Safety training should be designed to fit the needs of the target audience. Rather than have a standard form of safety training, start with a few fundamentals, and then deal with the risks specific to the particular employee. With this in mind, training can include some of the following:

  • Proper use of equipment: Train employees on the correct use of any equipment they will be using. Follow that up with a quick observation of the employee using the equipment himself to ensure comprehension.
  • Appropriate storage and equipment and materials: The third leading cause of injury is bodily reactions such as slipping and tripping. A large percentage of these accidents can be avoided by simply keeping walkways clear and work areas clean.
  • Handling of hazardous material: Employees should be trained in how to be confident and careful with such material.
  • Reporting procedures: When employees notice an unsafe area or situation on the job, it is important that they know how to report it and have it corrected.
  • Responding to injuries on the job: It is inevitable that some injuries will happen on the job. How should employees respond when they or someone else is injured on the job? To whom should they report the injury? If employees need basic first aid skills, include a first aid class as part of the training.
  • Working alone: It may not always be possible to send people out in pairs, depending on staffing numbers and the needs of various jobs. This is where Lone Worker Safety Programs provide individuals with the support needed to complete jobs safely. It can be as simple as implementing a check-in schedule to encourage communication between employees and/or supervisors.

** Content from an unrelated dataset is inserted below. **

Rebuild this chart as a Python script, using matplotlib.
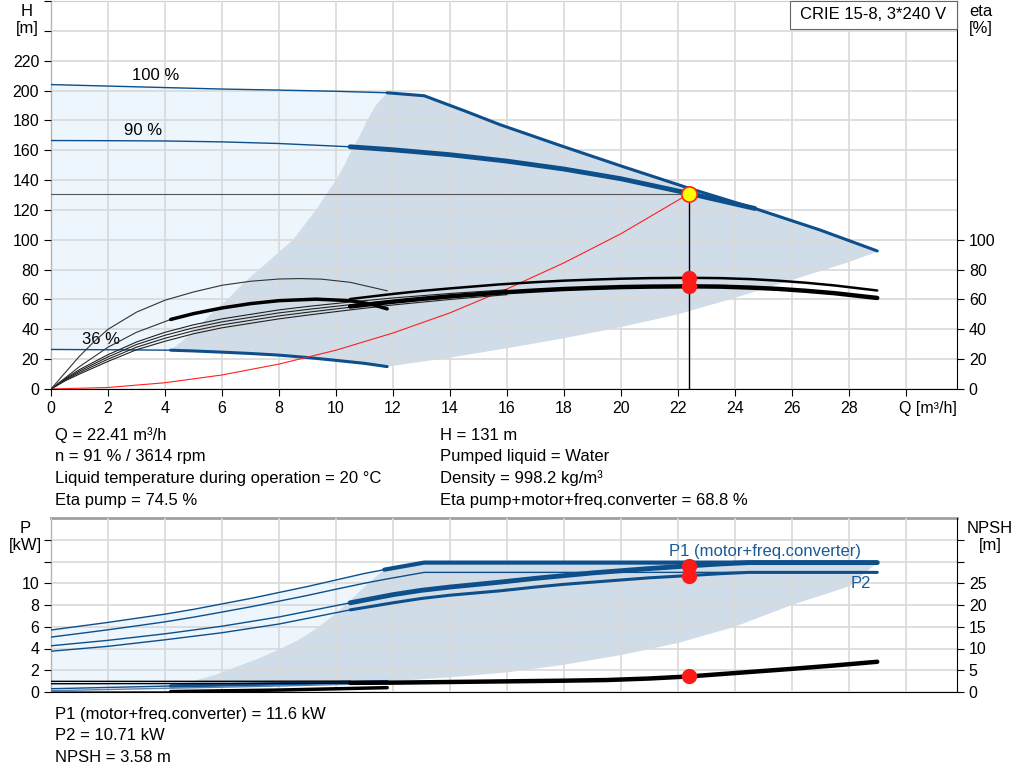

There is no end to the possible topics of safety training. One common practice is to record injuries that have occurred at your workplace in the past year or two and tailor safety training to address those specific issues.

Not only do you need to record injuries, but you also need to record all training that has been conducted during the year. Review your safety training program annually to gauge your current safety practices, to assess their effectiveness and to identify any other risks that they have yet to address.

Safety is a #1 priority, and maintaining a Zero Accident record should be everyone’s goal.